(Figure scripts)
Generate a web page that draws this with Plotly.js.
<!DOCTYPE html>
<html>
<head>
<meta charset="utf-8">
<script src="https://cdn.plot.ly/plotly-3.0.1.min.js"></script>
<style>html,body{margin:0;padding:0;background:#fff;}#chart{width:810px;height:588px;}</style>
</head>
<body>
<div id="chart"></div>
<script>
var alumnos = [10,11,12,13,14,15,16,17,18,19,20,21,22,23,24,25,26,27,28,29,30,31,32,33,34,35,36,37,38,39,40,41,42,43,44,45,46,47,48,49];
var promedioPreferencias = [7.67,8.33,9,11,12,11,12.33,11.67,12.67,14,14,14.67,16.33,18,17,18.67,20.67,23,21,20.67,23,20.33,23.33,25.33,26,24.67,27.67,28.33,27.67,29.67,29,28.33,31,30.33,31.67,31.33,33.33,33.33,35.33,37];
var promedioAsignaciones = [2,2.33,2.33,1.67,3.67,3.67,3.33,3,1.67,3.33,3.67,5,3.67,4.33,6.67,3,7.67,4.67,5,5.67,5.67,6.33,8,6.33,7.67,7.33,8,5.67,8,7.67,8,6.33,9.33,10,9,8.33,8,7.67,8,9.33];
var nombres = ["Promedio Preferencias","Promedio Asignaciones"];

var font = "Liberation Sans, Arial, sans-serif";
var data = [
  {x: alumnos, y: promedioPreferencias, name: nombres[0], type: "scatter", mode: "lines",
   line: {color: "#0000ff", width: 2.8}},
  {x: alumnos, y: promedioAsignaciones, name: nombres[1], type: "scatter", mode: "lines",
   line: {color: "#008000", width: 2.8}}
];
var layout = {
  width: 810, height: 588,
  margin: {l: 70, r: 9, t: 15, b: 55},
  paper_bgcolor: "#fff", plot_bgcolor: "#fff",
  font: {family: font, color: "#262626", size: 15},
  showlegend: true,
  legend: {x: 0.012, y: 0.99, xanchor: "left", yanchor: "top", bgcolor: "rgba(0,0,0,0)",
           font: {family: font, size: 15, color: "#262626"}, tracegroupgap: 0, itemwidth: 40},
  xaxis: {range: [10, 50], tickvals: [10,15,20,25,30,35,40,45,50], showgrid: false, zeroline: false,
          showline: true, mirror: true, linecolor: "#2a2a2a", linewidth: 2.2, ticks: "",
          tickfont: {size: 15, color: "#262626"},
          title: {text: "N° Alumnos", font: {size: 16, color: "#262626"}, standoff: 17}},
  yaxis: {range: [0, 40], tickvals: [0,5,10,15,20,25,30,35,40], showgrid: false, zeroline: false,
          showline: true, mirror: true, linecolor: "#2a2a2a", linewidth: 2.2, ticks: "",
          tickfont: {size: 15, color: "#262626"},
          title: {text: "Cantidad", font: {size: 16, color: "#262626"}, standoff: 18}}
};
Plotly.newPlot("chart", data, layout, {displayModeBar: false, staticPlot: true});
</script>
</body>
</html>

--

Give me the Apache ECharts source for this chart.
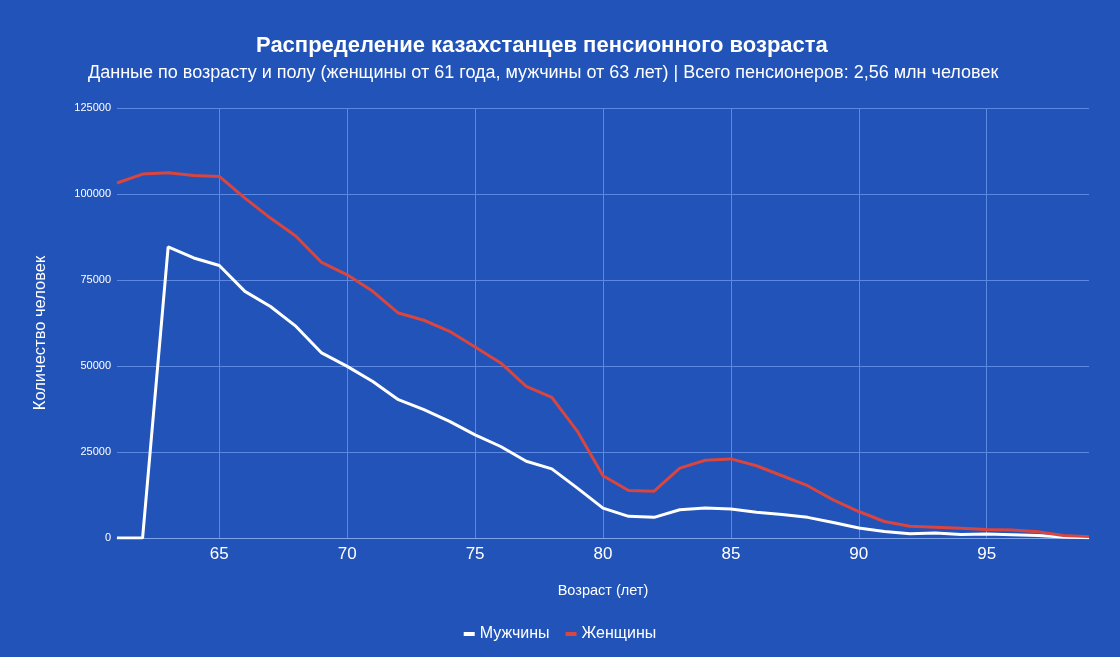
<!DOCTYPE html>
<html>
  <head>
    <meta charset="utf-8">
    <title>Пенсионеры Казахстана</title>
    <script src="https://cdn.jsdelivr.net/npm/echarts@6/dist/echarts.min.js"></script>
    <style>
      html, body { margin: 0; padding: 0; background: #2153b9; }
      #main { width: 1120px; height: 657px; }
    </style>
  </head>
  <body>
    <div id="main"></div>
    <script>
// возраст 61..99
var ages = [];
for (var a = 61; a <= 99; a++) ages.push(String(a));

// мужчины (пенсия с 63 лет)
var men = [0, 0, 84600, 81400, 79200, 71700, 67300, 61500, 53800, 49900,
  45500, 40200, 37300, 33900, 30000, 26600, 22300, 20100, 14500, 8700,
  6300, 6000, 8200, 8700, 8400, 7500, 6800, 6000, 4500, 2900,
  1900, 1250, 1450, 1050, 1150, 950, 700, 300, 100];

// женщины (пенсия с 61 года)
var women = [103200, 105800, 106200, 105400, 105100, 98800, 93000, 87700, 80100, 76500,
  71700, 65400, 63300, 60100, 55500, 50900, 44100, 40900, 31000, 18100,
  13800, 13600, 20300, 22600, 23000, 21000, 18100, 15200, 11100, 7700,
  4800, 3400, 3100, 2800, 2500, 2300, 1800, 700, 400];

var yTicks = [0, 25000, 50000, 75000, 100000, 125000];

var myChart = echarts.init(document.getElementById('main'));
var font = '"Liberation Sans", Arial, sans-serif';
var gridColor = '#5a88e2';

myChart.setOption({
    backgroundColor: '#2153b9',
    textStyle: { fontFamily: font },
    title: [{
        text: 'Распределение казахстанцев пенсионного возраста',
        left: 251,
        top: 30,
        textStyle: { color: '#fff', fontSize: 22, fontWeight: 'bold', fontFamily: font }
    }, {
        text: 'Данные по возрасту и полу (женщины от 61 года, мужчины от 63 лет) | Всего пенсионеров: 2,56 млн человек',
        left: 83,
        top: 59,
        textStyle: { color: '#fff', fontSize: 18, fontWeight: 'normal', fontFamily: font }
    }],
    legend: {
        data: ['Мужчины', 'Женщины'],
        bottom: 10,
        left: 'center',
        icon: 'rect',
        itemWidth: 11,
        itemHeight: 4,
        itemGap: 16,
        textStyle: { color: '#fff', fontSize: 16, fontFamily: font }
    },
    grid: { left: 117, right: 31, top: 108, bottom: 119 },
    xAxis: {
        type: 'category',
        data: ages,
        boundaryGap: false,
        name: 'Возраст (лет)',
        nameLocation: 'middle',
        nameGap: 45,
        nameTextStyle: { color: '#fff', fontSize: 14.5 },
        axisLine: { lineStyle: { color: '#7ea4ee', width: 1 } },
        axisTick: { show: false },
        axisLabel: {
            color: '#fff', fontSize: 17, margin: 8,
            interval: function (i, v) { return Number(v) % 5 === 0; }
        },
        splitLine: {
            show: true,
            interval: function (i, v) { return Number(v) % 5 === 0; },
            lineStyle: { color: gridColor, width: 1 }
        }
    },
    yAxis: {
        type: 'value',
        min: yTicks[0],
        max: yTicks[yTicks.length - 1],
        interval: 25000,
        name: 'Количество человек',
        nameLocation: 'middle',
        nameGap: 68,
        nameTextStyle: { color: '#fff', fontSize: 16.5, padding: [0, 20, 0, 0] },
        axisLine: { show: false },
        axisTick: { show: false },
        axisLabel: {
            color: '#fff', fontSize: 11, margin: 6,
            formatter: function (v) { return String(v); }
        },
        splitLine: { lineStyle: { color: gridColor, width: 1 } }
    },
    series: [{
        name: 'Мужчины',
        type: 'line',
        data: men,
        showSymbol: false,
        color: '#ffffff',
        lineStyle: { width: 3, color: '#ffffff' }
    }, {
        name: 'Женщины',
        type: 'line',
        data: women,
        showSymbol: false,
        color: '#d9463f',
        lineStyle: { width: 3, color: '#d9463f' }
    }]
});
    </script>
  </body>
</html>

■ Task directions
Omit all pictures, then copy the lines between the ones holding "Give me the" and "1900, 1250, 1450, 1050, 1150, 950, 700, 300, 100];", inclusive.

■ Response
Give me the Apache ECharts source for this chart.
<!DOCTYPE html>
<html>
  <head>
    <meta charset="utf-8">
    <title>Пенсионеры Казахстана</title>
    <script src="https://cdn.jsdelivr.net/npm/echarts@6/dist/echarts.min.js"></script>
    <style>
      html, body { margin: 0; padding: 0; background: #2153b9; }
      #main { width: 1120px; height: 657px; }
    </style>
  </head>
  <body>
    <div id="main"></div>
    <script>
// возраст 61..99
var ages = [];
for (var a = 61; a <= 99; a++) ages.push(String(a));

// мужчины (пенсия с 63 лет)
var men = [0, 0, 84600, 81400, 79200, 71700, 67300, 61500, 53800, 49900,
  45500, 40200, 37300, 33900, 30000, 26600, 22300, 20100, 14500, 8700,
  6300, 6000, 8200, 8700, 8400, 7500, 6800, 6000, 4500, 2900,
  1900, 1250, 1450, 1050, 1150, 950, 700, 300, 100];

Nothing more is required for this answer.